A Complexity Approach to Teaching Language


 Humanities Language Learning Program     May 14 2012 | 3:00 PM - 5:30 PM HIB 135

Complexity theorists study complex, nonlinear, dynamic systems. Language is one such system. It only exists in the fluxes of a speech community. It is not a thing, but rather it emerges from usage. Students need opportunities to work with the language-using patterns of the designated speech community because using and learning them are congruent processes. Students in a classroom are immersed in an environment full of potential meanings. These meanings become available gradually as the students act and interact within the environment. They do so by constantly adapting their language resources in the service of meaning-making by attending to the affordances in the context. Teaching can be seen in a complexity approach as managing the dynamics of learning, exploiting the complex adaptive nature of language use in an iterative fashion while also ensuring that co-adaptation between students and teacher and among students works for the benefit of learning. However, teaching does not cause learning; learners make their own paths.
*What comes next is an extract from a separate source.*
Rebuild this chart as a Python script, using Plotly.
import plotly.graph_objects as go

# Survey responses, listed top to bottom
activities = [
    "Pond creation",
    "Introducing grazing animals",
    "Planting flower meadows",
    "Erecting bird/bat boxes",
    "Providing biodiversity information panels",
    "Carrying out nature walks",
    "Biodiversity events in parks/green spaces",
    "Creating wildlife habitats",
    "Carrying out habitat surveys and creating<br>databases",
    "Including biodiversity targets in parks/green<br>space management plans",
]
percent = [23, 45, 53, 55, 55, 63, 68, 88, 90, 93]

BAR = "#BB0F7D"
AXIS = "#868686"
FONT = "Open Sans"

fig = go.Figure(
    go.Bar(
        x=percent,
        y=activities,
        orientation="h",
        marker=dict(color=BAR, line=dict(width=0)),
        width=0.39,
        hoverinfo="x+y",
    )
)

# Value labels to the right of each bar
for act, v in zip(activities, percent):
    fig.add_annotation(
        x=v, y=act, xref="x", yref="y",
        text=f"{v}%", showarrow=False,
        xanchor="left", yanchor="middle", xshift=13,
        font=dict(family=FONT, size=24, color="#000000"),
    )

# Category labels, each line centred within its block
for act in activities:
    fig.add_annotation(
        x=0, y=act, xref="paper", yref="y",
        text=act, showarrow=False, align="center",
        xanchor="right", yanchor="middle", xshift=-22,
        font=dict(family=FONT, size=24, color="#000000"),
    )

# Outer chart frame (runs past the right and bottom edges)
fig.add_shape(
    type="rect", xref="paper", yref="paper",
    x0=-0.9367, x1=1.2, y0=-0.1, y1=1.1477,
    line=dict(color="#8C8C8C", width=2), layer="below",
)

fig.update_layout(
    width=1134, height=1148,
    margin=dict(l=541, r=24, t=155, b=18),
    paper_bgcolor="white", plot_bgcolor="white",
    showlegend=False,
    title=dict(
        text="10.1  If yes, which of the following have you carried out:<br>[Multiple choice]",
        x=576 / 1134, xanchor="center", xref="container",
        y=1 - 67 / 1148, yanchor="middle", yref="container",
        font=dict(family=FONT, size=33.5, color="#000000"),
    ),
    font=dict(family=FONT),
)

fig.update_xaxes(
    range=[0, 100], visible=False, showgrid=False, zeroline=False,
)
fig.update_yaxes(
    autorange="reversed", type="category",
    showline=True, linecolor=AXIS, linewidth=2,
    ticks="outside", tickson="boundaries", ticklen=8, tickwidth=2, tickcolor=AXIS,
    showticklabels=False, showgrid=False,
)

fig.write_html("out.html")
In this way, learning another language is not about conformity to uniformity.

In this session we will work through these ideas, examining examples of teaching material that the presenter will provide. Participants will also have an opportunity to think about how to apply the ideas to their own teaching contexts.

Diane Larsen-Freeman is Professor of Education, Professor of Linguistics, Research Scientist at the English Language Institute, and Faculty Associate at the Center for the Study of Complex Systems at the University of Michigan, Ann Arbor. She is also a Distinguished Senior Faculty Fellow at the School for International Training in Brattleboro, Vermont. Dr. Larsen-Freeman has been a conference speaker in over 60 countries around the world and has published books and over 100 articles in her areas of interest: second language acquisition, language teacher education, English linguistics, and language teaching methodology. Her book with Lynne Cameron, Complex Systems and Applied Linguistics (Oxford University Press), was awarded the prestigious 2009 Kenneth W. Mildenberger award by the Modern Language Association. Her latest book is the third edition of Techniques and Principles in Language Teaching, co-authored with Marti Anderson and published in 2011 by Oxford University Press. In 2011, Dr. Larsen-Freeman was presented the Distinguished Scholarship and Service Award by the American Association for Applied Linguistics.